[Recorded data]
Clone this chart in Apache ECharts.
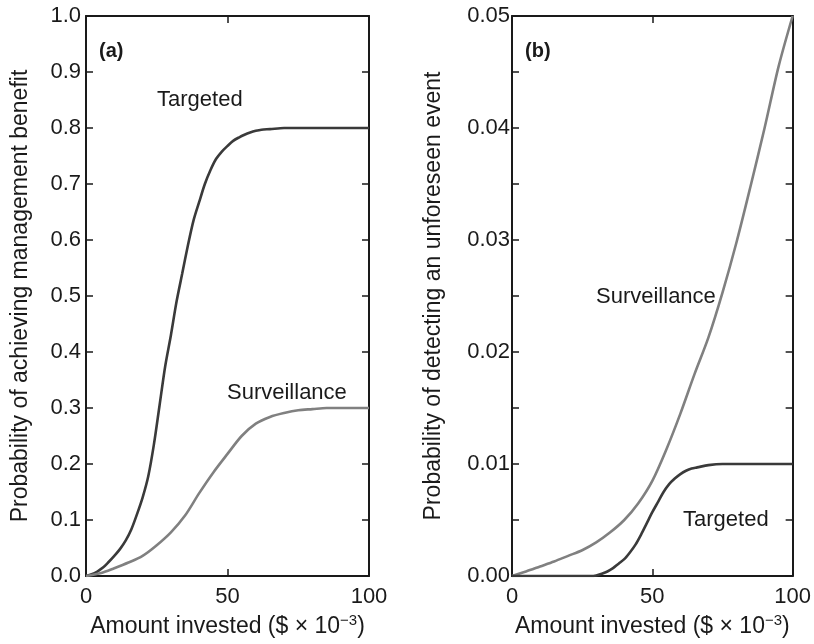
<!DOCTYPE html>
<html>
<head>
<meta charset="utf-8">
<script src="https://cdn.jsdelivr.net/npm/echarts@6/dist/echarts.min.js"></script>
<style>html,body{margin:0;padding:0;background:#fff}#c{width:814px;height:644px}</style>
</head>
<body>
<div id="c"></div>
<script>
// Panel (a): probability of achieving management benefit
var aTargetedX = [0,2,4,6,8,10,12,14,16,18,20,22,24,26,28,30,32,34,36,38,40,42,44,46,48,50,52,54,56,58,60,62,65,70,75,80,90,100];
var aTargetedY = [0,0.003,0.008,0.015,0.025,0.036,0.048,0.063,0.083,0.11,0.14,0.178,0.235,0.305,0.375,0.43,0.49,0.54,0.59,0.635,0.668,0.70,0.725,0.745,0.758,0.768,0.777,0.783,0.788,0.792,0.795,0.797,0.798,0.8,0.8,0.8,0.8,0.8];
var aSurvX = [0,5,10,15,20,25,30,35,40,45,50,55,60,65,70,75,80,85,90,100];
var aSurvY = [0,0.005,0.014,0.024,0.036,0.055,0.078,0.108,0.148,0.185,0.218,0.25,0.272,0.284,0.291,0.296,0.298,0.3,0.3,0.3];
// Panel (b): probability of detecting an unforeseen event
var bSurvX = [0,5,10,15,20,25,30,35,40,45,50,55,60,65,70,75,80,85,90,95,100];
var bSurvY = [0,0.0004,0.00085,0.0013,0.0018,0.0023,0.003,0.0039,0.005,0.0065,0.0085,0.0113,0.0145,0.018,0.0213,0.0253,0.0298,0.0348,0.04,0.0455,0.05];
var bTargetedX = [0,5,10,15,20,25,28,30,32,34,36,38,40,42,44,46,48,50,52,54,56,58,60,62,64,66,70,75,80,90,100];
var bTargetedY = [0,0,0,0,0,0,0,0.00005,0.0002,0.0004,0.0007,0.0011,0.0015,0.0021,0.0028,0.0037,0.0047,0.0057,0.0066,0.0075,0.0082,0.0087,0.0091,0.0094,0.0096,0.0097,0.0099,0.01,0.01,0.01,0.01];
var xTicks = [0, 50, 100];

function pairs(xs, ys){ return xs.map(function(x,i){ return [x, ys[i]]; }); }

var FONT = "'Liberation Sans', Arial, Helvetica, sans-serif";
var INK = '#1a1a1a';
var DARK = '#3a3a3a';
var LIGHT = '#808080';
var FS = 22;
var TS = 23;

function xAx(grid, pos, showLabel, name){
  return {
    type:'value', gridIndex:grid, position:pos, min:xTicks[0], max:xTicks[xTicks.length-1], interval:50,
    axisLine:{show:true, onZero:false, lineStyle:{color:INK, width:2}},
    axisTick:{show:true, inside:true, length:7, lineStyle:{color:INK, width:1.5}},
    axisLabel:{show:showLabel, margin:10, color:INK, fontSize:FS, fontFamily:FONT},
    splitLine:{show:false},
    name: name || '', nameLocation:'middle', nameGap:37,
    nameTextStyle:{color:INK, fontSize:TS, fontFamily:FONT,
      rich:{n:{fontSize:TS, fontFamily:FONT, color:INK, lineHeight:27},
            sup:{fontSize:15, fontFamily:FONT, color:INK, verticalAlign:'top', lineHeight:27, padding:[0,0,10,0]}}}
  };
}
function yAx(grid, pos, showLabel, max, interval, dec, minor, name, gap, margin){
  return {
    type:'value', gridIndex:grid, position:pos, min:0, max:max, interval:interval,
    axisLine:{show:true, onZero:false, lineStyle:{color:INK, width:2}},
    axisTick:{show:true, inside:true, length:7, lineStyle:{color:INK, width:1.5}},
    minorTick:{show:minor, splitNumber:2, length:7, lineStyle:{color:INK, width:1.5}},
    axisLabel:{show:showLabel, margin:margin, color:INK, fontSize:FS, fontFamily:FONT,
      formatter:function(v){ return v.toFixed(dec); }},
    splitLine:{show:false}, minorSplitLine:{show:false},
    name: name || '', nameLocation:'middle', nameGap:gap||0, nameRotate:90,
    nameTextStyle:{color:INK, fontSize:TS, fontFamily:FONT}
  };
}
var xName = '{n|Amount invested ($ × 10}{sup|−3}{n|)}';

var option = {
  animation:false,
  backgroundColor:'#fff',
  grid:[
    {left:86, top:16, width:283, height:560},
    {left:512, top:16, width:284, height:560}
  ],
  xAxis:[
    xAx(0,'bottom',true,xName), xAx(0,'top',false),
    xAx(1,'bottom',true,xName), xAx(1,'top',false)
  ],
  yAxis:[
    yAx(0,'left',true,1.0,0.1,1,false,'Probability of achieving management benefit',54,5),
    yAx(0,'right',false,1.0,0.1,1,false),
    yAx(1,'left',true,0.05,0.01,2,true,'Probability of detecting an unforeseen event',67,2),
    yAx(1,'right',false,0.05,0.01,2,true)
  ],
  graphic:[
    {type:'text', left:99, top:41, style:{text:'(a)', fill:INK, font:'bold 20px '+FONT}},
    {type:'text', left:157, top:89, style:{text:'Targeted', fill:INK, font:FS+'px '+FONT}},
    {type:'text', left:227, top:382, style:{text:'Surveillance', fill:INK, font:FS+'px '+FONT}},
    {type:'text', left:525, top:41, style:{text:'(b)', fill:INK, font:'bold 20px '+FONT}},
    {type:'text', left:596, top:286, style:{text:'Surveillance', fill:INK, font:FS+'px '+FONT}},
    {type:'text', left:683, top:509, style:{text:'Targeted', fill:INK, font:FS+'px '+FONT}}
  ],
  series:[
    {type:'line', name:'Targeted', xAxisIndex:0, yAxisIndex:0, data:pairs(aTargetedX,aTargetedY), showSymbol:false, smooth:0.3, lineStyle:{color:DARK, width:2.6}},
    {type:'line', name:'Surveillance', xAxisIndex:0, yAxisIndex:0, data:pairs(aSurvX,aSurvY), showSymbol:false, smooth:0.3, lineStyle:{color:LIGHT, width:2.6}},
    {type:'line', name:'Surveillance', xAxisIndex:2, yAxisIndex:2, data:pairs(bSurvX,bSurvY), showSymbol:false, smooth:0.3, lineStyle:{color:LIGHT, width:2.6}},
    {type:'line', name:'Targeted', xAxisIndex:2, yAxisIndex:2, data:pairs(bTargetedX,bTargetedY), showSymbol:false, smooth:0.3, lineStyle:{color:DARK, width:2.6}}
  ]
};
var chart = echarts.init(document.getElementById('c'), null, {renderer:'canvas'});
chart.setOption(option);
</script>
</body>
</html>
---
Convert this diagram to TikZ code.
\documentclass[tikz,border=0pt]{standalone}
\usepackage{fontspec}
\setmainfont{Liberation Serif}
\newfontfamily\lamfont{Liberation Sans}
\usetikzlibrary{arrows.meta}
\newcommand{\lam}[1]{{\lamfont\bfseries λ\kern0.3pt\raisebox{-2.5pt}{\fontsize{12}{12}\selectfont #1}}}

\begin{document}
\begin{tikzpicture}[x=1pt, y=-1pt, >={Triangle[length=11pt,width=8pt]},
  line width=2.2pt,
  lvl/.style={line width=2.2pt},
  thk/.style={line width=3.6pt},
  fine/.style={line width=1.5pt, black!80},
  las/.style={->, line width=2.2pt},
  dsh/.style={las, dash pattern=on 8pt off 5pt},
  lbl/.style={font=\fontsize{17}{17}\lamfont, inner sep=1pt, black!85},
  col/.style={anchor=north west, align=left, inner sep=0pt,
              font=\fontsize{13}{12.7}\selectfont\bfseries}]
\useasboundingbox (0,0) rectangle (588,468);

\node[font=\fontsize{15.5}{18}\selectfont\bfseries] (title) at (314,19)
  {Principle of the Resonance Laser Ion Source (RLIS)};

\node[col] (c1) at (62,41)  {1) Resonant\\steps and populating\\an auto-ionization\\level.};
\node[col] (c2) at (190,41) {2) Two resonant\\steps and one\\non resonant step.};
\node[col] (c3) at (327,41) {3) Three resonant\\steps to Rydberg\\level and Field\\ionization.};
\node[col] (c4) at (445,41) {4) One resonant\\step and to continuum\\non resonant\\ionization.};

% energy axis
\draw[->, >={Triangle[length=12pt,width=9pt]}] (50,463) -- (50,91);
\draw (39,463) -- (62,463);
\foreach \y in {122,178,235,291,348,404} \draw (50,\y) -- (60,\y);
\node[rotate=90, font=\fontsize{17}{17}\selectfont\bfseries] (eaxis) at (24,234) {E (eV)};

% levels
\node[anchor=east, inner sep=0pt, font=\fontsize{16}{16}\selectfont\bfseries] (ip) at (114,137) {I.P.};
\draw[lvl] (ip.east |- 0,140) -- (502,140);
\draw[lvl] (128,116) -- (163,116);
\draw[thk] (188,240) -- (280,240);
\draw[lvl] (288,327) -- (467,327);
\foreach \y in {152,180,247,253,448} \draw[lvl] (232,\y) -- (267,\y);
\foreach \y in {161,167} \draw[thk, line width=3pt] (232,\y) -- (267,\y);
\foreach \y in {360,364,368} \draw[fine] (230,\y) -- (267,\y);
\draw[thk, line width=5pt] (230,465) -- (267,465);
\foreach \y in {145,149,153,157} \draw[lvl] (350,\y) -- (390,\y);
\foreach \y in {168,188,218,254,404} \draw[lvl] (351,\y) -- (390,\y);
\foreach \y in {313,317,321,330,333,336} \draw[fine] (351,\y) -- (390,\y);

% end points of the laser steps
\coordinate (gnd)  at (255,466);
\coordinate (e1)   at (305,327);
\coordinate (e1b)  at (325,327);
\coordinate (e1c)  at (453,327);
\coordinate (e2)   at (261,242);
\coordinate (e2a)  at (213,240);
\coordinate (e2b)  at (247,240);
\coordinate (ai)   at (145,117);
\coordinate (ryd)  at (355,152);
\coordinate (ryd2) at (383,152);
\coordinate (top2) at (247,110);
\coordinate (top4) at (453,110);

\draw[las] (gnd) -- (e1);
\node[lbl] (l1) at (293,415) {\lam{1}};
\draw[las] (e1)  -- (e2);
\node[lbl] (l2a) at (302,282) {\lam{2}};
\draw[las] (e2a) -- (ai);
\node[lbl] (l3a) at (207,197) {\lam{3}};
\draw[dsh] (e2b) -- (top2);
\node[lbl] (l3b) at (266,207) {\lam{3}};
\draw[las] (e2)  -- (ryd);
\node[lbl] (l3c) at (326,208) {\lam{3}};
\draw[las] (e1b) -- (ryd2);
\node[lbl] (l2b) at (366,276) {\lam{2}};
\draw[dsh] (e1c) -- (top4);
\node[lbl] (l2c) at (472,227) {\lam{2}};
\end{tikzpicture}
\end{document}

## The task
Pick out and copy the lines of the material that include the word "this".

## Solution below
Clone this chart in Apache ECharts.
Convert this diagram to TikZ code.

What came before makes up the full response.